# START OF COLLECTED DATA

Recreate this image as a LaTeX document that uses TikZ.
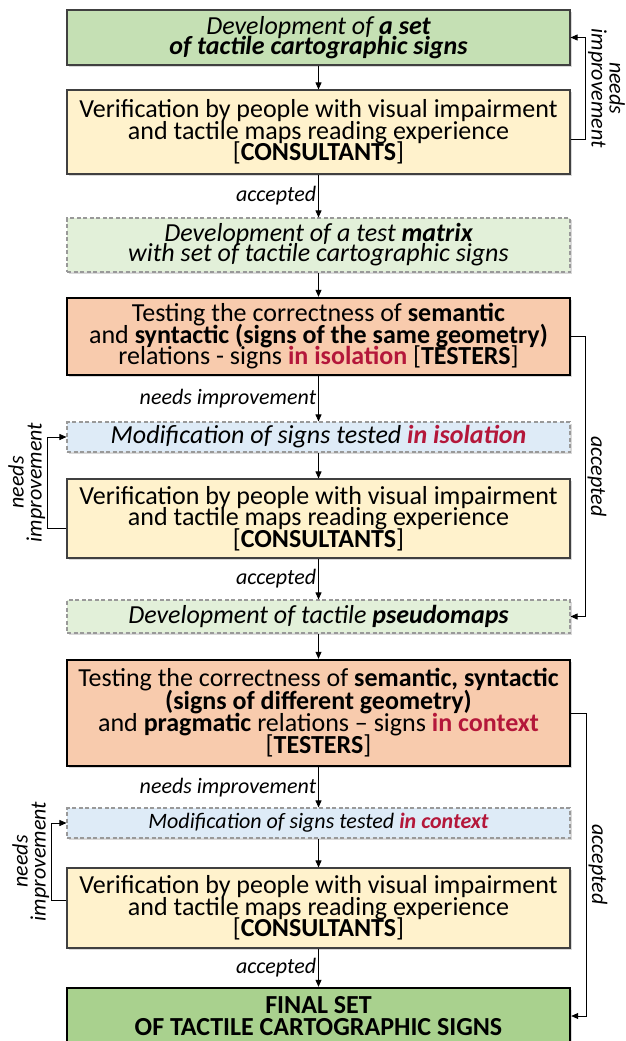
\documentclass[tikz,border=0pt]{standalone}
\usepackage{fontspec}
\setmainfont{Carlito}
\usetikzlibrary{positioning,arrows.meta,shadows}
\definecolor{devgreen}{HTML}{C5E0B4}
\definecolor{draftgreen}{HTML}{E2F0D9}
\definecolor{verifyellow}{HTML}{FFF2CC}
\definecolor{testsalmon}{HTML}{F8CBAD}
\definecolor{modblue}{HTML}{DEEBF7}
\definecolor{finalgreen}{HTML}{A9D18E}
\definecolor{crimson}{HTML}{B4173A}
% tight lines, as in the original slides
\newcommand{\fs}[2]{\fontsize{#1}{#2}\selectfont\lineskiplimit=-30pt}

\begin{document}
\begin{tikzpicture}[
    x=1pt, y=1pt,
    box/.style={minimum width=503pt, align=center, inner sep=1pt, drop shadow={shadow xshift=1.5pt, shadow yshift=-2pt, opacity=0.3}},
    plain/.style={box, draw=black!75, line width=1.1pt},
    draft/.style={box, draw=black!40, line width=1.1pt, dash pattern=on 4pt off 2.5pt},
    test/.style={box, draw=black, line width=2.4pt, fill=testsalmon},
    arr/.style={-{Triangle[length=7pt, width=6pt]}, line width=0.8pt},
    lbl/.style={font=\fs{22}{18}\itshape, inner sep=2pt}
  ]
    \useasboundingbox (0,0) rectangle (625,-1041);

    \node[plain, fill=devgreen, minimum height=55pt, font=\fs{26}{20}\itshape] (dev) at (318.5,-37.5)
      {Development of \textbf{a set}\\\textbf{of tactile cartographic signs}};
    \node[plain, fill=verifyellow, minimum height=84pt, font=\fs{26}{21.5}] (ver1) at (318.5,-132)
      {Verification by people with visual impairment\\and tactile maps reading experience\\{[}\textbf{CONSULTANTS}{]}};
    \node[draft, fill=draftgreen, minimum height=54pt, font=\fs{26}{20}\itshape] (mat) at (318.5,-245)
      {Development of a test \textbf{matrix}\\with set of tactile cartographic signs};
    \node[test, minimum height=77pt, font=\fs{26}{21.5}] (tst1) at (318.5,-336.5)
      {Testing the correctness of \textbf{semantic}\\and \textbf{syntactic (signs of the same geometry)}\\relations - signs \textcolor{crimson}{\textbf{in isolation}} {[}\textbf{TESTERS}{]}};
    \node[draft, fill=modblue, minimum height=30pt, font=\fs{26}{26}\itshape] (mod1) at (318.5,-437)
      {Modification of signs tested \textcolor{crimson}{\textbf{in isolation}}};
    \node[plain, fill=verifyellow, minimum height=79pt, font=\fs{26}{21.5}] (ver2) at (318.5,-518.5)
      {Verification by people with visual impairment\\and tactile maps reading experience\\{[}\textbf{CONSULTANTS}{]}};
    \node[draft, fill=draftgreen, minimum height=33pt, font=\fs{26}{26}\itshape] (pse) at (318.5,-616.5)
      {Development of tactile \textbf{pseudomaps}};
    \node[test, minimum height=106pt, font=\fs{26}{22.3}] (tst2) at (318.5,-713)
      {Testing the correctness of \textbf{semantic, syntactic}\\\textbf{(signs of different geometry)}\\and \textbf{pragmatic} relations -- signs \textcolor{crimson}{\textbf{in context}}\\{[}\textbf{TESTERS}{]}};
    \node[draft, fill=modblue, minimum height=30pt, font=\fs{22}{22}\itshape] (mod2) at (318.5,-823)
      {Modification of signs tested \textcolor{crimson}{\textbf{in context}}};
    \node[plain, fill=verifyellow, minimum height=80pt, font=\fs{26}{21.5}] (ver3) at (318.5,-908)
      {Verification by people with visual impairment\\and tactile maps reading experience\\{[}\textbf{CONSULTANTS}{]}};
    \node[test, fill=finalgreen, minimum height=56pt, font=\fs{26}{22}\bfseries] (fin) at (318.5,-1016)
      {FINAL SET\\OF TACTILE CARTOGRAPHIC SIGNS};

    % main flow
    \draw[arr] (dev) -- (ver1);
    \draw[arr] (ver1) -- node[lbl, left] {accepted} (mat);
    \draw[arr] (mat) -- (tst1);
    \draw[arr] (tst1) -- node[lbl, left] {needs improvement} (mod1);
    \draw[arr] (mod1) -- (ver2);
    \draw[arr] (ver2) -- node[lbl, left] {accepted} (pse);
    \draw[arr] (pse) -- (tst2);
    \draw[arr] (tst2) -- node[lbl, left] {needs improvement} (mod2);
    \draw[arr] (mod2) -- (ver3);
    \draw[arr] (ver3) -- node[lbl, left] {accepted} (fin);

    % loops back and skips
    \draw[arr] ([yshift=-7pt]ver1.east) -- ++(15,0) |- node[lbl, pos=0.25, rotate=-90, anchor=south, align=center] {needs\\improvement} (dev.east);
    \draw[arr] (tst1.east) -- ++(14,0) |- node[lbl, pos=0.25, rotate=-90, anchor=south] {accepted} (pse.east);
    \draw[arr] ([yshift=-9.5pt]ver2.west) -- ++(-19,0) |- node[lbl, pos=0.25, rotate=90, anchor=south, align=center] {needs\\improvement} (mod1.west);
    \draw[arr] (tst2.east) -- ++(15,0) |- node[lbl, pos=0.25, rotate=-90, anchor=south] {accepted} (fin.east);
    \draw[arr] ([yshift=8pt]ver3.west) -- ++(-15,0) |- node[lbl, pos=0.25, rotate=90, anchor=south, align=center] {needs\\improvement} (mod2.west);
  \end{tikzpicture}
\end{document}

# END OF COLLECTED DATA

:: INSTRUCTIONS TO FOLLOW ::
Using the data above, print every line exactly, omitting pictures.

:: ANSWER TO THIS PROBLEM ::
Recreate this image as a LaTeX document that uses TikZ.
\documentclass[tikz,border=0pt]{standalone}
\usepackage{fontspec}
\setmainfont{Carlito}
\usetikzlibrary{positioning,arrows.meta,shadows}
\definecolor{devgreen}{HTML}{C5E0B4}
\definecolor{draftgreen}{HTML}{E2F0D9}
\definecolor{verifyellow}{HTML}{FFF2CC}
\definecolor{testsalmon}{HTML}{F8CBAD}
\definecolor{modblue}{HTML}{DEEBF7}
\definecolor{finalgreen}{HTML}{A9D18E}
\definecolor{crimson}{HTML}{B4173A}
% tight lines, as in the original slides
\newcommand{\fs}[2]{\fontsize{#1}{#2}\selectfont\lineskiplimit=-30pt}

\begin{document}
\begin{tikzpicture}[
    x=1pt, y=1pt,
    box/.style={minimum width=503pt, align=center, inner sep=1pt, drop shadow={shadow xshift=1.5pt, shadow yshift=-2pt, opacity=0.3}},
    plain/.style={box, draw=black!75, line width=1.1pt},
    draft/.style={box, draw=black!40, line width=1.1pt, dash pattern=on 4pt off 2.5pt},
    test/.style={box, draw=black, line width=2.4pt, fill=testsalmon},
    arr/.style={-{Triangle[length=7pt, width=6pt]}, line width=0.8pt},
    lbl/.style={font=\fs{22}{18}\itshape, inner sep=2pt}
  ]
    \useasboundingbox (0,0) rectangle (625,-1041);

    \node[plain, fill=devgreen, minimum height=55pt, font=\fs{26}{20}\itshape] (dev) at (318.5,-37.5)
      {Development of \textbf{a set}\\\textbf{of tactile cartographic signs}};
    \node[plain, fill=verifyellow, minimum height=84pt, font=\fs{26}{21.5}] (ver1) at (318.5,-132)
      {Verification by people with visual impairment\\and tactile maps reading experience\\{[}\textbf{CONSULTANTS}{]}};
    \node[draft, fill=draftgreen, minimum height=54pt, font=\fs{26}{20}\itshape] (mat) at (318.5,-245)
      {Development of a test \textbf{matrix}\\with set of tactile cartographic signs};
    \node[test, minimum height=77pt, font=\fs{26}{21.5}] (tst1) at (318.5,-336.5)
      {Testing the correctness of \textbf{semantic}\\and \textbf{syntactic (signs of the same geometry)}\\relations - signs \textcolor{crimson}{\textbf{in isolation}} {[}\textbf{TESTERS}{]}};
    \node[draft, fill=modblue, minimum height=30pt, font=\fs{26}{26}\itshape] (mod1) at (318.5,-437)
      {Modification of signs tested \textcolor{crimson}{\textbf{in isolation}}};
    \node[plain, fill=verifyellow, minimum height=79pt, font=\fs{26}{21.5}] (ver2) at (318.5,-518.5)
      {Verification by people with visual impairment\\and tactile maps reading experience\\{[}\textbf{CONSULTANTS}{]}};
    \node[draft, fill=draftgreen, minimum height=33pt, font=\fs{26}{26}\itshape] (pse) at (318.5,-616.5)
      {Development of tactile \textbf{pseudomaps}};
    \node[test, minimum height=106pt, font=\fs{26}{22.3}] (tst2) at (318.5,-713)
      {Testing the correctness of \textbf{semantic, syntactic}\\\textbf{(signs of different geometry)}\\and \textbf{pragmatic} relations -- signs \textcolor{crimson}{\textbf{in context}}\\{[}\textbf{TESTERS}{]}};
    \node[draft, fill=modblue, minimum height=30pt, font=\fs{22}{22}\itshape] (mod2) at (318.5,-823)
      {Modification of signs tested \textcolor{crimson}{\textbf{in context}}};
    \node[plain, fill=verifyellow, minimum height=80pt, font=\fs{26}{21.5}] (ver3) at (318.5,-908)
      {Verification by people with visual impairment\\and tactile maps reading experience\\{[}\textbf{CONSULTANTS}{]}};
    \node[test, fill=finalgreen, minimum height=56pt, font=\fs{26}{22}\bfseries] (fin) at (318.5,-1016)
      {FINAL SET\\OF TACTILE CARTOGRAPHIC SIGNS};

    % main flow
    \draw[arr] (dev) -- (ver1);
    \draw[arr] (ver1) -- node[lbl, left] {accepted} (mat);
    \draw[arr] (mat) -- (tst1);
    \draw[arr] (tst1) -- node[lbl, left] {needs improvement} (mod1);
    \draw[arr] (mod1) -- (ver2);
    \draw[arr] (ver2) -- node[lbl, left] {accepted} (pse);
    \draw[arr] (pse) -- (tst2);
    \draw[arr] (tst2) -- node[lbl, left] {needs improvement} (mod2);
    \draw[arr] (mod2) -- (ver3);
    \draw[arr] (ver3) -- node[lbl, left] {accepted} (fin);

    % loops back and skips
    \draw[arr] ([yshift=-7pt]ver1.east) -- ++(15,0) |- node[lbl, pos=0.25, rotate=-90, anchor=south, align=center] {needs\\improvement} (dev.east);
    \draw[arr] (tst1.east) -- ++(14,0) |- node[lbl, pos=0.25, rotate=-90, anchor=south] {accepted} (pse.east);
    \draw[arr] ([yshift=-9.5pt]ver2.west) -- ++(-19,0) |- node[lbl, pos=0.25, rotate=90, anchor=south, align=center] {needs\\improvement} (mod1.west);
    \draw[arr] (tst2.east) -- ++(15,0) |- node[lbl, pos=0.25, rotate=-90, anchor=south] {accepted} (fin.east);
    \draw[arr] ([yshift=8pt]ver3.west) -- ++(-15,0) |- node[lbl, pos=0.25, rotate=90, anchor=south, align=center] {needs\\improvement} (mod2.west);
  \end{tikzpicture}
\end{document}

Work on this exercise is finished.